- [Provided material]:
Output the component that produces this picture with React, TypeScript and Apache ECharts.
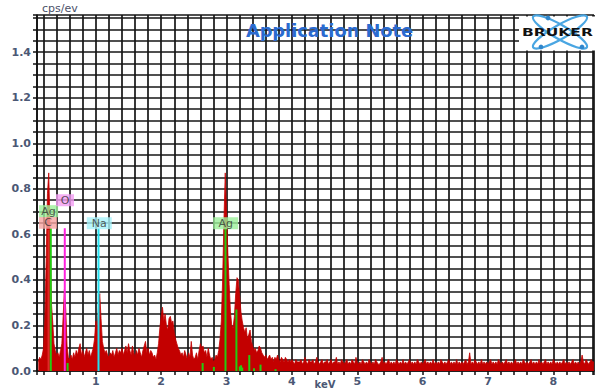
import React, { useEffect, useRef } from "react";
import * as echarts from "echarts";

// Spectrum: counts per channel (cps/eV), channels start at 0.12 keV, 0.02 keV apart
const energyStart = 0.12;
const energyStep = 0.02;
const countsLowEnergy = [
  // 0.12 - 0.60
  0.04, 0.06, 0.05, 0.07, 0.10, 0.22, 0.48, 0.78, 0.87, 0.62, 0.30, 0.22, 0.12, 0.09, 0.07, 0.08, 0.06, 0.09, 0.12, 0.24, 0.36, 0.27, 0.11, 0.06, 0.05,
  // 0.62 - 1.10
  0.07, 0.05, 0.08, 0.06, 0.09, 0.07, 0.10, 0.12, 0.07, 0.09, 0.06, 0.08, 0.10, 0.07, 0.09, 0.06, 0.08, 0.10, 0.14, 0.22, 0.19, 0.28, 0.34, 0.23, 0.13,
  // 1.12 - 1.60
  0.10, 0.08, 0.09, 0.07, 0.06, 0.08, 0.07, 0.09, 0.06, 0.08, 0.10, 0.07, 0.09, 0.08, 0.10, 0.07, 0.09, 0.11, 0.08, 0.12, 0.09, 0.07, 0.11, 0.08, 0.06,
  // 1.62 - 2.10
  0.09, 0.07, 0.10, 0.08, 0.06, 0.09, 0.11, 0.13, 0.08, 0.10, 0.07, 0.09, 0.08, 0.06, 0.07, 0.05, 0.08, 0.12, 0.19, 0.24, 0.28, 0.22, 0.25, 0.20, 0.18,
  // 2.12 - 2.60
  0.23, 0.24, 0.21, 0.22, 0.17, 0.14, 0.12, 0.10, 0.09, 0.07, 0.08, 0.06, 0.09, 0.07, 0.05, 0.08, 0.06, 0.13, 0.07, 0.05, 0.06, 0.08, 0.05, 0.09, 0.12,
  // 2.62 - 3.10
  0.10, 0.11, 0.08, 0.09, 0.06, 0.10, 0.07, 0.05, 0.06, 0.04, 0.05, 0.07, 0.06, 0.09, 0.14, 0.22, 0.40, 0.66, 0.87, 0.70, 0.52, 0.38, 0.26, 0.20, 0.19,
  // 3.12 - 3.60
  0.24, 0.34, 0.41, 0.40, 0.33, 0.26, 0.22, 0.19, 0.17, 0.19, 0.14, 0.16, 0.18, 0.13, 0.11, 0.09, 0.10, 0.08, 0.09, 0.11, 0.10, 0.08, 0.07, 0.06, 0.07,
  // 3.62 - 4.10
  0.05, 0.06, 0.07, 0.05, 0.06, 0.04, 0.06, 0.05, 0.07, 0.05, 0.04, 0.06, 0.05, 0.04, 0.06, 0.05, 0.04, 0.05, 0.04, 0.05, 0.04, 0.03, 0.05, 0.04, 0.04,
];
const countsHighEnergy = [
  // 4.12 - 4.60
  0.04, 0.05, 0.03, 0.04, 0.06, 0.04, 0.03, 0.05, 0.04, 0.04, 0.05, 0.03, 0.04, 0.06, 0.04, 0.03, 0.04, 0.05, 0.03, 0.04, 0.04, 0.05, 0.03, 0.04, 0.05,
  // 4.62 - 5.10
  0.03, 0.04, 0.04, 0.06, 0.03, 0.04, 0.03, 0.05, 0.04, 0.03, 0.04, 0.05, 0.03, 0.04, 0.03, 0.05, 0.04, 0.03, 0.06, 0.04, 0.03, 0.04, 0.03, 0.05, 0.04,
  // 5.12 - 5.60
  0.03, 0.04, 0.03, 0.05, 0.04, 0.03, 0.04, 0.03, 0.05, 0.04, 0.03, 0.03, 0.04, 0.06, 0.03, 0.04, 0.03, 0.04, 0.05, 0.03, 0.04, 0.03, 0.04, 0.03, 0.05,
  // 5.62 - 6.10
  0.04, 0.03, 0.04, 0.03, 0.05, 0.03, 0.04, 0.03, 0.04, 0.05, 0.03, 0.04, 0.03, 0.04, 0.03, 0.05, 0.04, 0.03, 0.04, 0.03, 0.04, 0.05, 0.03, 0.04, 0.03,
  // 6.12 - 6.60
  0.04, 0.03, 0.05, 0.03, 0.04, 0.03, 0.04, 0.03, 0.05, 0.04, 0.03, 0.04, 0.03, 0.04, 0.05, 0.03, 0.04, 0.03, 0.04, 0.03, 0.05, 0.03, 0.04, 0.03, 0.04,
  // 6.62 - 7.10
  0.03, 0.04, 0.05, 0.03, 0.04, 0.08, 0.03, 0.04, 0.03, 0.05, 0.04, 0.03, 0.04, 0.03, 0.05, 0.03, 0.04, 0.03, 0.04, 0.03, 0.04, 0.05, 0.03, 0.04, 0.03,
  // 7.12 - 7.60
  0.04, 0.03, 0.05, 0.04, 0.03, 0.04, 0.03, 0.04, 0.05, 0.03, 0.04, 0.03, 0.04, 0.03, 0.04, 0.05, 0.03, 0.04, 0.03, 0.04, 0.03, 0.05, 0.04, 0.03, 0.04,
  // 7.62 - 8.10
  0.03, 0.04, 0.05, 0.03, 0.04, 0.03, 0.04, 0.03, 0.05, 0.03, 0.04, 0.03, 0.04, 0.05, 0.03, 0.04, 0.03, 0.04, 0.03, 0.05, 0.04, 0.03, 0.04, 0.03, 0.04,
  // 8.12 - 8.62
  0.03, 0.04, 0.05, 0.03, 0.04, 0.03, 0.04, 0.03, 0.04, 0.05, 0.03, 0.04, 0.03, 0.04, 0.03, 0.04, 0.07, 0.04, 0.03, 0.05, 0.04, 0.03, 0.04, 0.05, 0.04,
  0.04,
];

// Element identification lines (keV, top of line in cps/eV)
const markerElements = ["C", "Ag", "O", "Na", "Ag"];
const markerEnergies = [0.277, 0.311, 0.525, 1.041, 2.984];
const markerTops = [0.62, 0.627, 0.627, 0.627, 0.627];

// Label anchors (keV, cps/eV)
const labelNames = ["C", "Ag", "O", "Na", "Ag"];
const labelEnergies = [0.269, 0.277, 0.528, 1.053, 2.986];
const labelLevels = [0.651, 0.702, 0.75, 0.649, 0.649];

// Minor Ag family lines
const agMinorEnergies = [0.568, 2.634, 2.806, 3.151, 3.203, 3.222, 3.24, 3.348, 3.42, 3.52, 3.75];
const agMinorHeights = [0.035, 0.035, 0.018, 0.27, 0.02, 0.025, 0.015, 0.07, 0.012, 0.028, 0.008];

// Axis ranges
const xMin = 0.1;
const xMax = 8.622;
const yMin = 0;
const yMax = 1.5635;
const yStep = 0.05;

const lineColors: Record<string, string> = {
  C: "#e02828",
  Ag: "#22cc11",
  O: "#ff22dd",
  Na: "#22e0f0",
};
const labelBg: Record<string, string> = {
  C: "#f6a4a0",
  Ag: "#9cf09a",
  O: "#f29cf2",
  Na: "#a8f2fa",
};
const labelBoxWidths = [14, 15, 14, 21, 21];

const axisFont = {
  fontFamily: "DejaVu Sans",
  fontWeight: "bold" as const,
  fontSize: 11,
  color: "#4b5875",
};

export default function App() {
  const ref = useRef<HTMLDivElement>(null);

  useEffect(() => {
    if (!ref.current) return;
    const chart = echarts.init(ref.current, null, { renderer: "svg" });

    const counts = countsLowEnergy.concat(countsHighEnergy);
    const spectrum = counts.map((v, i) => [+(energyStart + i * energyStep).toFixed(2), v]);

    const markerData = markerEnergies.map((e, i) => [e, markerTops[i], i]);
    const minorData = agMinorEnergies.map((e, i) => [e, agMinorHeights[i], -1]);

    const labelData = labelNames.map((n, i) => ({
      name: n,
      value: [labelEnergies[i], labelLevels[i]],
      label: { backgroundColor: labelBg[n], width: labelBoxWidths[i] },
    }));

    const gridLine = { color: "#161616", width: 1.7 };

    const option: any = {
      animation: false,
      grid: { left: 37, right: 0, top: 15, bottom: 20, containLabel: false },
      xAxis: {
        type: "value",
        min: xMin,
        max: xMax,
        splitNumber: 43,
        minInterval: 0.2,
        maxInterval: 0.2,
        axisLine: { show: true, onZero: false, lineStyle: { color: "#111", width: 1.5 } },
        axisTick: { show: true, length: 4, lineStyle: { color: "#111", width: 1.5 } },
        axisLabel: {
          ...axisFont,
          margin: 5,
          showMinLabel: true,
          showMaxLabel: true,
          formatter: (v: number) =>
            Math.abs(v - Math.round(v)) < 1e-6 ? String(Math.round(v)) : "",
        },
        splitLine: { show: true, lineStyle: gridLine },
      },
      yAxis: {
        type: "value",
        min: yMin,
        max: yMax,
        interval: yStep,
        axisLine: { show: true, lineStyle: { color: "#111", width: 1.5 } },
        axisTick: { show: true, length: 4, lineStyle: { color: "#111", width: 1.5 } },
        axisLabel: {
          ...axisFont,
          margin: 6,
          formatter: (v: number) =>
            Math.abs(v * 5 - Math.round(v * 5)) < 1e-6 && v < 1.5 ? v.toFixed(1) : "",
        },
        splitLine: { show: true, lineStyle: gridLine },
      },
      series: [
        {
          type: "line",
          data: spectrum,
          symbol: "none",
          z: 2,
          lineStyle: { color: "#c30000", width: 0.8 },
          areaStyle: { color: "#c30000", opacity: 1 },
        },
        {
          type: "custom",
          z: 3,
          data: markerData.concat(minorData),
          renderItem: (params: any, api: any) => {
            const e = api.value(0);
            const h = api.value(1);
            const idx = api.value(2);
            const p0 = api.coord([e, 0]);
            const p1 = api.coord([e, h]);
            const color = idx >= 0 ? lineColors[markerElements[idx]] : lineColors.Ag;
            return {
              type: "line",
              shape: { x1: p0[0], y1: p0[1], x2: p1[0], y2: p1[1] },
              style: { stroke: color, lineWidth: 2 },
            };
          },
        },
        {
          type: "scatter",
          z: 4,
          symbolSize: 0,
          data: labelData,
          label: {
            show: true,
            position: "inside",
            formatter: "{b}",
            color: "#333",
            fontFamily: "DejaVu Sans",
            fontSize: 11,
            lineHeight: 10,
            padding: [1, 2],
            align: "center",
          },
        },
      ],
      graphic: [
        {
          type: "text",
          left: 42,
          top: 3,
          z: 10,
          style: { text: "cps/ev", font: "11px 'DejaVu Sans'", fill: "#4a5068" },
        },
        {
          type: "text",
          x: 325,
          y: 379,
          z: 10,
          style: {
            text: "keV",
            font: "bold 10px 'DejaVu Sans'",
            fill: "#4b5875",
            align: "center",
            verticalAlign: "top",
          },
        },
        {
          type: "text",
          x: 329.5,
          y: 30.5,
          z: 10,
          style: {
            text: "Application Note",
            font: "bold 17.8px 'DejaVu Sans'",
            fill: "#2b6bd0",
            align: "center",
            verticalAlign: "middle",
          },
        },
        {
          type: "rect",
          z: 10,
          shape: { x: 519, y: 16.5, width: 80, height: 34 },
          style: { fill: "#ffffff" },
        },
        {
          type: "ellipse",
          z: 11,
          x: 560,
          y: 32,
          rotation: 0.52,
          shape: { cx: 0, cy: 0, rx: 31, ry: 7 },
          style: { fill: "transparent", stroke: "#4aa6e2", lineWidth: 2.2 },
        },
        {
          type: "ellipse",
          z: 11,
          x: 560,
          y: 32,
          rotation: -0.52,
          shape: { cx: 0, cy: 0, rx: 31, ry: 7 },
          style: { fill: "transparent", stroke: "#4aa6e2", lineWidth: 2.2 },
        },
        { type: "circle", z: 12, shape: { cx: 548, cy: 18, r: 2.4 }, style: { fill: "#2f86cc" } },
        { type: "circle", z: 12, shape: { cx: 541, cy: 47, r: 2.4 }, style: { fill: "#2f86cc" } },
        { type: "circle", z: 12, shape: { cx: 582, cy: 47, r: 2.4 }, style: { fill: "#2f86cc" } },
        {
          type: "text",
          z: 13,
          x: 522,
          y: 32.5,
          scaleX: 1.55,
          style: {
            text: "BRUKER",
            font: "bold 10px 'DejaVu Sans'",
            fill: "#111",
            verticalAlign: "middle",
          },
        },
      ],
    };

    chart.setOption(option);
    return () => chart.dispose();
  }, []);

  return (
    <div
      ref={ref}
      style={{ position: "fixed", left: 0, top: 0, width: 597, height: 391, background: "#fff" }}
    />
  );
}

- [Task directions]: Without the pictures, please reproduce each line of the listing above exactly, from the first one through the line bearing "import * as".

- [In response]:
Output the component that produces this picture with React, TypeScript and Apache ECharts.
import React, { useEffect, useRef } from "react";
import * as echarts from "echarts";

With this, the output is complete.